Provided material:
···

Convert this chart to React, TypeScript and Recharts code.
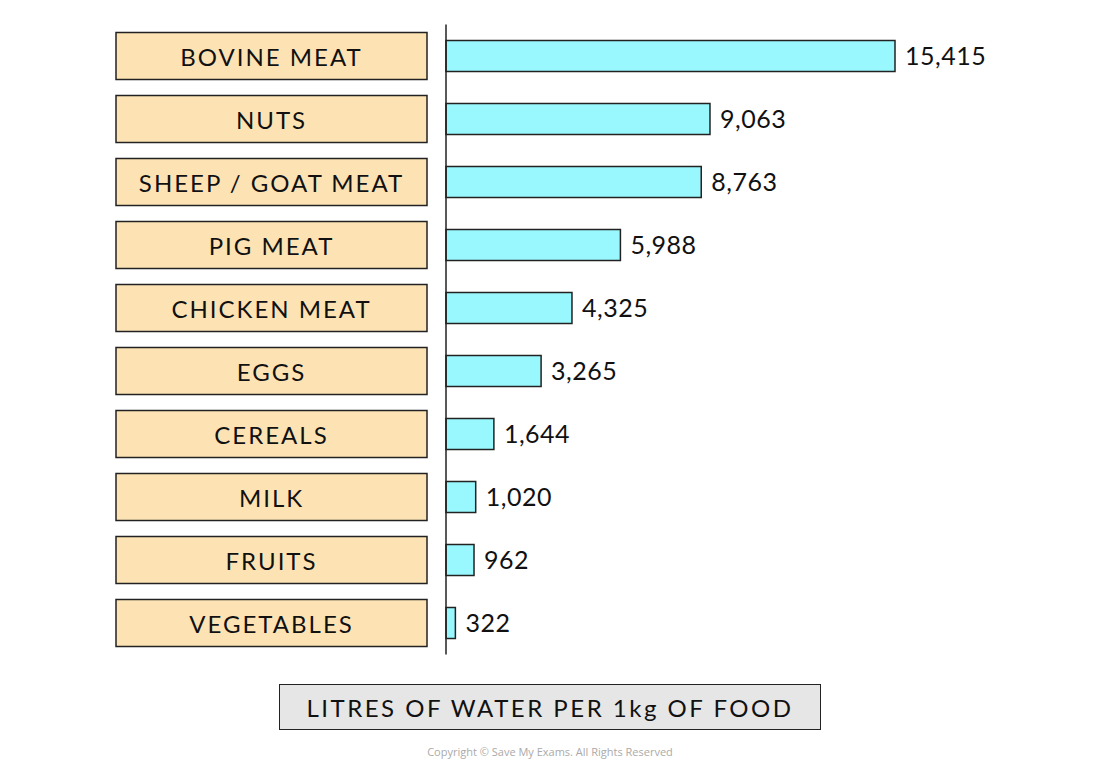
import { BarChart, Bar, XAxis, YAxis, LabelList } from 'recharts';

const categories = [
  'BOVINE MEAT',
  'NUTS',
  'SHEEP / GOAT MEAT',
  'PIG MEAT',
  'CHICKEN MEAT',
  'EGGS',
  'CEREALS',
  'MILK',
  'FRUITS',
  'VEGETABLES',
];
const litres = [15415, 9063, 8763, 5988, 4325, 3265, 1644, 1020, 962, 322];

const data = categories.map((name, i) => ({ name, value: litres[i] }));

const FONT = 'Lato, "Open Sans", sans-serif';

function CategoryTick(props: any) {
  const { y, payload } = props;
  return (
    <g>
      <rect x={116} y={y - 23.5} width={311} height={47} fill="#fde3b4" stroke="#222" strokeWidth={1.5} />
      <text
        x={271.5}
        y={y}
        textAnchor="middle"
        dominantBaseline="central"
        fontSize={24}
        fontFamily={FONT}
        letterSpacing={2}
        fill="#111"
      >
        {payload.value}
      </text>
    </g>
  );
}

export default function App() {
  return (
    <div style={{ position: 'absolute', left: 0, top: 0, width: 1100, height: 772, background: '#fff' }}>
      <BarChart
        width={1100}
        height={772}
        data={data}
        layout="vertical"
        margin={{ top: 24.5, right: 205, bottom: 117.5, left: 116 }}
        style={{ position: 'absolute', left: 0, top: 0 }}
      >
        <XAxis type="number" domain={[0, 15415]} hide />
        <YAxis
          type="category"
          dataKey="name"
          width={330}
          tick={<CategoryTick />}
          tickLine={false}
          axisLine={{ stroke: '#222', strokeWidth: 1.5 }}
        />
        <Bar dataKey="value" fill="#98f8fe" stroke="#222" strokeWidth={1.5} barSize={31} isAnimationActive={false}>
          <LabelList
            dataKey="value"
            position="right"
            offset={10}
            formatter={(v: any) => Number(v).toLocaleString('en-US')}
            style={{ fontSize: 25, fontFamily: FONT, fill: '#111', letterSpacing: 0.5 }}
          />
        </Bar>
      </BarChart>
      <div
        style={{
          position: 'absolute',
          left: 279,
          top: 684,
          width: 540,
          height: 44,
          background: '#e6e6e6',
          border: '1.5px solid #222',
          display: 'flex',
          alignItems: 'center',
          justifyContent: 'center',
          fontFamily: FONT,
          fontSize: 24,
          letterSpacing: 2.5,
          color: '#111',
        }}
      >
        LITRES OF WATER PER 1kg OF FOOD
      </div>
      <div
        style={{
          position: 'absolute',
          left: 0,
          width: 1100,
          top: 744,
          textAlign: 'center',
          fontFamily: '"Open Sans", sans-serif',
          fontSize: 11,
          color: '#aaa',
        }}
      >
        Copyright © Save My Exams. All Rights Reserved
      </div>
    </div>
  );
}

···

Written problem: Repeat, exactly and in full, each line from the start of the data to the line that contains "XAxis, YAxis, LabelList". Pictures do not go in.

Solution for this exercise:
Convert this chart to React, TypeScript and Recharts code.
import { BarChart, Bar, XAxis, YAxis, LabelList } from 'recharts';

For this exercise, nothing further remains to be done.